_RAW RECORDS_
** BEGIN **

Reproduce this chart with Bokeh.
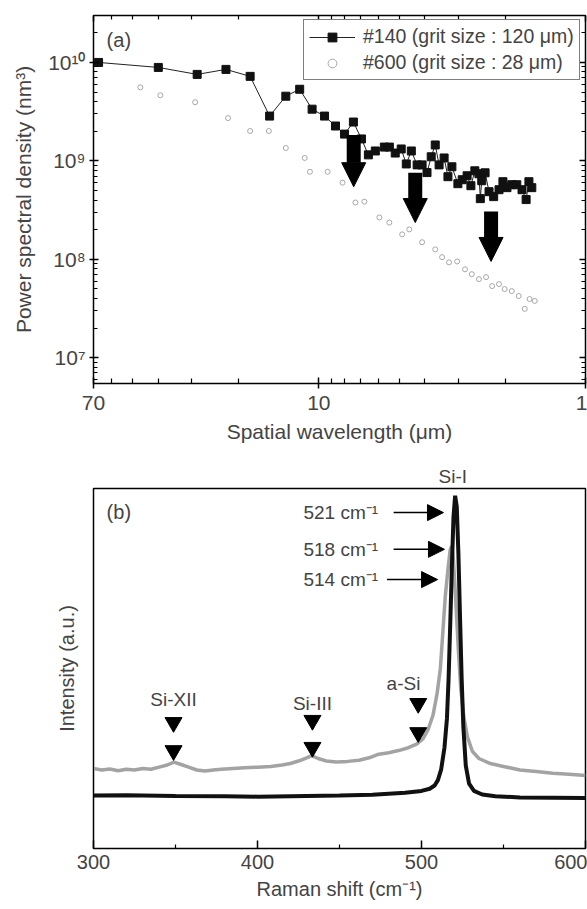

** END **
** BEGIN **

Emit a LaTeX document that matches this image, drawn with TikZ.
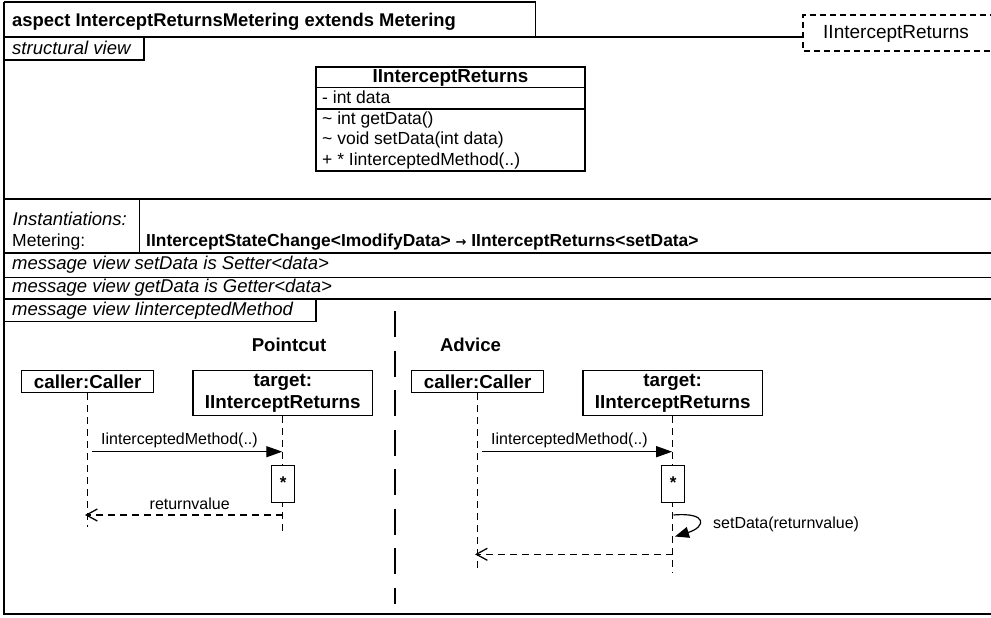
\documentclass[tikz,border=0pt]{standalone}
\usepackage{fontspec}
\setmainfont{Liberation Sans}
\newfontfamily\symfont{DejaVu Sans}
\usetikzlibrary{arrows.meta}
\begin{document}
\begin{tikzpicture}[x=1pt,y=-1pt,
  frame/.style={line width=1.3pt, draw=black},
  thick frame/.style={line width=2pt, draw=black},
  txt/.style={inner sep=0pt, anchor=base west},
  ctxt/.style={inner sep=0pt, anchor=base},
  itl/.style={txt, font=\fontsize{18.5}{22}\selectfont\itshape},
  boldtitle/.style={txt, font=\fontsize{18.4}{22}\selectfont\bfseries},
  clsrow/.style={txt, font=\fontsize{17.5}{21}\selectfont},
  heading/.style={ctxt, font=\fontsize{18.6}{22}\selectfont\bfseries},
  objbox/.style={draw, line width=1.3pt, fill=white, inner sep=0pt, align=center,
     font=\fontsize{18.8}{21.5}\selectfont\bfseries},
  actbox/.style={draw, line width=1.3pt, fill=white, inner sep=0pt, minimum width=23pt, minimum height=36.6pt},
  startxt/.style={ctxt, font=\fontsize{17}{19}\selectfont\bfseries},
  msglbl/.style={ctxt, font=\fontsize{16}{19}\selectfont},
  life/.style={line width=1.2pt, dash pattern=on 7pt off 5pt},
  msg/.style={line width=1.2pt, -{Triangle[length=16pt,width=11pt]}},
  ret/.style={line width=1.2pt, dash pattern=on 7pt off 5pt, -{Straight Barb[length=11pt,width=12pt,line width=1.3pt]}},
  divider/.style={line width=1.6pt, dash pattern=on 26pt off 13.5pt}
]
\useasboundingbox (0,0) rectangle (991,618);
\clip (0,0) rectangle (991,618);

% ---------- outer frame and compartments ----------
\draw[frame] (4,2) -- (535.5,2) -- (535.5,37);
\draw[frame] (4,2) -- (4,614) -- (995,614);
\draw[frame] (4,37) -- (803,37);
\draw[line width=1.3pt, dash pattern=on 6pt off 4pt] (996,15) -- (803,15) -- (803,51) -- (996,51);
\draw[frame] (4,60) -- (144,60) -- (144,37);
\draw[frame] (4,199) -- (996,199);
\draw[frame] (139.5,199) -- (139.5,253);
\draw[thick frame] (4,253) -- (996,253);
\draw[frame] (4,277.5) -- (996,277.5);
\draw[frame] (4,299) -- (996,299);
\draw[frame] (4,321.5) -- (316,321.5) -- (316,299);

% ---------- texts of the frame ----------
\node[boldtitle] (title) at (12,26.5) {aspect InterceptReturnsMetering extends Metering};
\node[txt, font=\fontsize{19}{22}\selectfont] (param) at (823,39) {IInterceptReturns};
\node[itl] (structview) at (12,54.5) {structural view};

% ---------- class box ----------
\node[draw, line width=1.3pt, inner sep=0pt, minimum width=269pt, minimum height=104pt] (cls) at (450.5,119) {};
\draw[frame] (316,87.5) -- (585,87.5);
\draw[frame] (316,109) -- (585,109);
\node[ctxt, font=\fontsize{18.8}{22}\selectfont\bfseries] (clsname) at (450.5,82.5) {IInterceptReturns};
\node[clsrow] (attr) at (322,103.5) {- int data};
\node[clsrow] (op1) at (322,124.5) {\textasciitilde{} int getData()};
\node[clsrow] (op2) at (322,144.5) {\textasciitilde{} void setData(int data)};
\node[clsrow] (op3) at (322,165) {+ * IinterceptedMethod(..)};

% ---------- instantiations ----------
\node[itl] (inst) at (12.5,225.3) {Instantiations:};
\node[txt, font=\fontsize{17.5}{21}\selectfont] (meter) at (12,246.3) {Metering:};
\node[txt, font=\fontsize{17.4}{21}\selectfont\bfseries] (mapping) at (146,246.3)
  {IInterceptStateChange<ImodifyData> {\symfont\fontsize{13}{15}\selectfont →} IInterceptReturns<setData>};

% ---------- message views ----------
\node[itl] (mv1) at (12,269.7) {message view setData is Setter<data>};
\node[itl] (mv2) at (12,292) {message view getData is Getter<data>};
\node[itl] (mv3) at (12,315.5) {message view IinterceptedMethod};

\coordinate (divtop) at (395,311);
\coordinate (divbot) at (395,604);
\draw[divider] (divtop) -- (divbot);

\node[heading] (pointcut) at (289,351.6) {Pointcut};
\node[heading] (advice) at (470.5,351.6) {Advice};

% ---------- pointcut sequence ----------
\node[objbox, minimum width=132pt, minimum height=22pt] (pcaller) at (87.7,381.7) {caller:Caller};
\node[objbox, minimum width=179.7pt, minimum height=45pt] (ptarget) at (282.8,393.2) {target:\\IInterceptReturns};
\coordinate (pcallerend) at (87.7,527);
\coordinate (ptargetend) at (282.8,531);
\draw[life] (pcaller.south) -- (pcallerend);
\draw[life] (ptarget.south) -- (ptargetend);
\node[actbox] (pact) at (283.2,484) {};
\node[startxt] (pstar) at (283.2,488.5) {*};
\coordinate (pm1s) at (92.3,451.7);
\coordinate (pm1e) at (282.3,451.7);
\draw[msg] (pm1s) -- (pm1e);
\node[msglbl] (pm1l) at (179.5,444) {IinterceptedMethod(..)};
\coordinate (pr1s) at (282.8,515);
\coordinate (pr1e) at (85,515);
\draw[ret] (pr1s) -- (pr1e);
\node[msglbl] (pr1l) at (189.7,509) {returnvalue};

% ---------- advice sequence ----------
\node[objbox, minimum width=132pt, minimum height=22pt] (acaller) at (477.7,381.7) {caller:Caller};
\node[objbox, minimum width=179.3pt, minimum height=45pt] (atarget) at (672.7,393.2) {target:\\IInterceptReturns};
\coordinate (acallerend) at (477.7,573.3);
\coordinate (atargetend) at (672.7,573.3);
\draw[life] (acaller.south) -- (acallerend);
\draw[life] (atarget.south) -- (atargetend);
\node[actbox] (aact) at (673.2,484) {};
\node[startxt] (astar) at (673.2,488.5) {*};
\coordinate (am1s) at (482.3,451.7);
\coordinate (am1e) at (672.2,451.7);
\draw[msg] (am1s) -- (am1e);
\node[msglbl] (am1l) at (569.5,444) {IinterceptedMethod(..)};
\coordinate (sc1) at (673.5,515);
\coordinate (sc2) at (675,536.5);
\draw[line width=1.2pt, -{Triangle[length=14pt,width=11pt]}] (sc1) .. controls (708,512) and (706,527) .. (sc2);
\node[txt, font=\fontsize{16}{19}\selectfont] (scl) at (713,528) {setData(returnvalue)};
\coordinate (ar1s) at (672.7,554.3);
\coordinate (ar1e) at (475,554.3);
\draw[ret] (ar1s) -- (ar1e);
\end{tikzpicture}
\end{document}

** END **
** BEGIN **

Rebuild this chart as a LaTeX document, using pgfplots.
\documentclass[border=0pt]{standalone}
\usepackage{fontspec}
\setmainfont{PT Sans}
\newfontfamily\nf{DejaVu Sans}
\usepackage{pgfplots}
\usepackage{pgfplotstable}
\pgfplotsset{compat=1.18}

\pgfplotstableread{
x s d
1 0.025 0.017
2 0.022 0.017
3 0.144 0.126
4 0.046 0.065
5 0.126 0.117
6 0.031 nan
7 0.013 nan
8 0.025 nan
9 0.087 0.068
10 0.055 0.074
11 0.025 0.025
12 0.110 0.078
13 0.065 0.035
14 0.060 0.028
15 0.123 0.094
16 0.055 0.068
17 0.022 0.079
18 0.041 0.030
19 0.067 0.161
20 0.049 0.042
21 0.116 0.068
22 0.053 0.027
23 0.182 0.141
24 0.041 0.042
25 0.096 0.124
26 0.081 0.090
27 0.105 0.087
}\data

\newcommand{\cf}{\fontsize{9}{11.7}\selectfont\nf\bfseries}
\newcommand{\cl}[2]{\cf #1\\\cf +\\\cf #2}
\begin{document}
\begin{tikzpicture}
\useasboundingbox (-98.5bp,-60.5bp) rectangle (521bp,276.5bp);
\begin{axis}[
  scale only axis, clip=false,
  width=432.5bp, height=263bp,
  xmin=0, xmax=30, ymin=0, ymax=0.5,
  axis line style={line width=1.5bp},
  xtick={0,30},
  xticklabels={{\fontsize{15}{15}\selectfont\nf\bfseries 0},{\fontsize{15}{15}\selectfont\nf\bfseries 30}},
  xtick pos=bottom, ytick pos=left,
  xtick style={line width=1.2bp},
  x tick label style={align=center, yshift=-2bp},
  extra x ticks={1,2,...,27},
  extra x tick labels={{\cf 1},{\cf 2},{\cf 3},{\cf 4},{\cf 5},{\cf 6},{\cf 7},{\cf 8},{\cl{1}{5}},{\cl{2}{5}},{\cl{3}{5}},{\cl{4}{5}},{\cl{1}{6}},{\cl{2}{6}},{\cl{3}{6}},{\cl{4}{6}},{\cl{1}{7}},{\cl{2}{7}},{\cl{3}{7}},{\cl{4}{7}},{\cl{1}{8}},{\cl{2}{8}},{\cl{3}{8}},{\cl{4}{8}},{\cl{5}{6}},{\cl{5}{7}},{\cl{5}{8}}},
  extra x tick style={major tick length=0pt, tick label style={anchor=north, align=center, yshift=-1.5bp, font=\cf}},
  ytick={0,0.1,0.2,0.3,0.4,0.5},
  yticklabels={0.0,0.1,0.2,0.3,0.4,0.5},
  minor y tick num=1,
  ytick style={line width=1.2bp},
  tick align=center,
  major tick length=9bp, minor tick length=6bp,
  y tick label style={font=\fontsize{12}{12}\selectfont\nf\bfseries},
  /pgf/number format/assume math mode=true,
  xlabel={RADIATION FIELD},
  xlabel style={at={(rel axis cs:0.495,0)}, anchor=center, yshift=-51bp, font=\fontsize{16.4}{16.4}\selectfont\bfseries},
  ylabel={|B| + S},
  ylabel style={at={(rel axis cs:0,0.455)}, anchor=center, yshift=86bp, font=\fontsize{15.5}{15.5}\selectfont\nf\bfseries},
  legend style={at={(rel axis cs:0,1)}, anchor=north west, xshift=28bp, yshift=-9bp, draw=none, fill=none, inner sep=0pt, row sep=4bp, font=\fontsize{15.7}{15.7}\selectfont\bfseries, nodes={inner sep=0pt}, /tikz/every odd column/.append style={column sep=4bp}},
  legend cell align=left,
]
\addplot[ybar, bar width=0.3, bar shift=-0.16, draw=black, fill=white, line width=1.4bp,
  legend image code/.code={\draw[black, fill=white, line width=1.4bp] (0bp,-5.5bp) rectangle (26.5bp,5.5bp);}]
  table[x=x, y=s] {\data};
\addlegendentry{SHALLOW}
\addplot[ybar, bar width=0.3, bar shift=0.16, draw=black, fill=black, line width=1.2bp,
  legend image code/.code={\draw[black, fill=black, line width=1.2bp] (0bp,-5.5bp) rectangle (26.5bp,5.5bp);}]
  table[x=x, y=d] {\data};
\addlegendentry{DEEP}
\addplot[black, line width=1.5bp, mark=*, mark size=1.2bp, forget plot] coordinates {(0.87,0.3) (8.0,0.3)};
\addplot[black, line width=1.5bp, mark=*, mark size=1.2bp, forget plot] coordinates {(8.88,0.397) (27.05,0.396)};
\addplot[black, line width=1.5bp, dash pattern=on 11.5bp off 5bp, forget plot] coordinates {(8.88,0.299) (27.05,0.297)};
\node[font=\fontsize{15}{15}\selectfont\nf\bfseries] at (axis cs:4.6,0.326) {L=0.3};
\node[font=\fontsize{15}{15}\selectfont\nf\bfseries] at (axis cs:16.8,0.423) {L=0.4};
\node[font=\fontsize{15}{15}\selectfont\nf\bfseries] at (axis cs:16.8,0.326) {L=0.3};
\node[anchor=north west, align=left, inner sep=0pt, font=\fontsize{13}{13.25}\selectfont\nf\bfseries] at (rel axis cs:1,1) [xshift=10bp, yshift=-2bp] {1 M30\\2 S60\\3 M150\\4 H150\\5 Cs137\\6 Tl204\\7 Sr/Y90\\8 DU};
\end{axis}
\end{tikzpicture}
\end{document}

** END **

_SHORT EXERCISE_
Give the lines above again exactly, from the one containing "Emit a LaTeX" to the one containing "(316,321.5) -- (316,299);", both included, but leave out the pictures.

_OUTPUT OF THE TASK_
Emit a LaTeX document that matches this image, drawn with TikZ.
\documentclass[tikz,border=0pt]{standalone}
\usepackage{fontspec}
\setmainfont{Liberation Sans}
\newfontfamily\symfont{DejaVu Sans}
\usetikzlibrary{arrows.meta}
\begin{document}
\begin{tikzpicture}[x=1pt,y=-1pt,
  frame/.style={line width=1.3pt, draw=black},
  thick frame/.style={line width=2pt, draw=black},
  txt/.style={inner sep=0pt, anchor=base west},
  ctxt/.style={inner sep=0pt, anchor=base},
  itl/.style={txt, font=\fontsize{18.5}{22}\selectfont\itshape},
  boldtitle/.style={txt, font=\fontsize{18.4}{22}\selectfont\bfseries},
  clsrow/.style={txt, font=\fontsize{17.5}{21}\selectfont},
  heading/.style={ctxt, font=\fontsize{18.6}{22}\selectfont\bfseries},
  objbox/.style={draw, line width=1.3pt, fill=white, inner sep=0pt, align=center,
     font=\fontsize{18.8}{21.5}\selectfont\bfseries},
  actbox/.style={draw, line width=1.3pt, fill=white, inner sep=0pt, minimum width=23pt, minimum height=36.6pt},
  startxt/.style={ctxt, font=\fontsize{17}{19}\selectfont\bfseries},
  msglbl/.style={ctxt, font=\fontsize{16}{19}\selectfont},
  life/.style={line width=1.2pt, dash pattern=on 7pt off 5pt},
  msg/.style={line width=1.2pt, -{Triangle[length=16pt,width=11pt]}},
  ret/.style={line width=1.2pt, dash pattern=on 7pt off 5pt, -{Straight Barb[length=11pt,width=12pt,line width=1.3pt]}},
  divider/.style={line width=1.6pt, dash pattern=on 26pt off 13.5pt}
]
\useasboundingbox (0,0) rectangle (991,618);
\clip (0,0) rectangle (991,618);

% ---------- outer frame and compartments ----------
\draw[frame] (4,2) -- (535.5,2) -- (535.5,37);
\draw[frame] (4,2) -- (4,614) -- (995,614);
\draw[frame] (4,37) -- (803,37);
\draw[line width=1.3pt, dash pattern=on 6pt off 4pt] (996,15) -- (803,15) -- (803,51) -- (996,51);
\draw[frame] (4,60) -- (144,60) -- (144,37);
\draw[frame] (4,199) -- (996,199);
\draw[frame] (139.5,199) -- (139.5,253);
\draw[thick frame] (4,253) -- (996,253);
\draw[frame] (4,277.5) -- (996,277.5);
\draw[frame] (4,299) -- (996,299);
\draw[frame] (4,321.5) -- (316,321.5) -- (316,299);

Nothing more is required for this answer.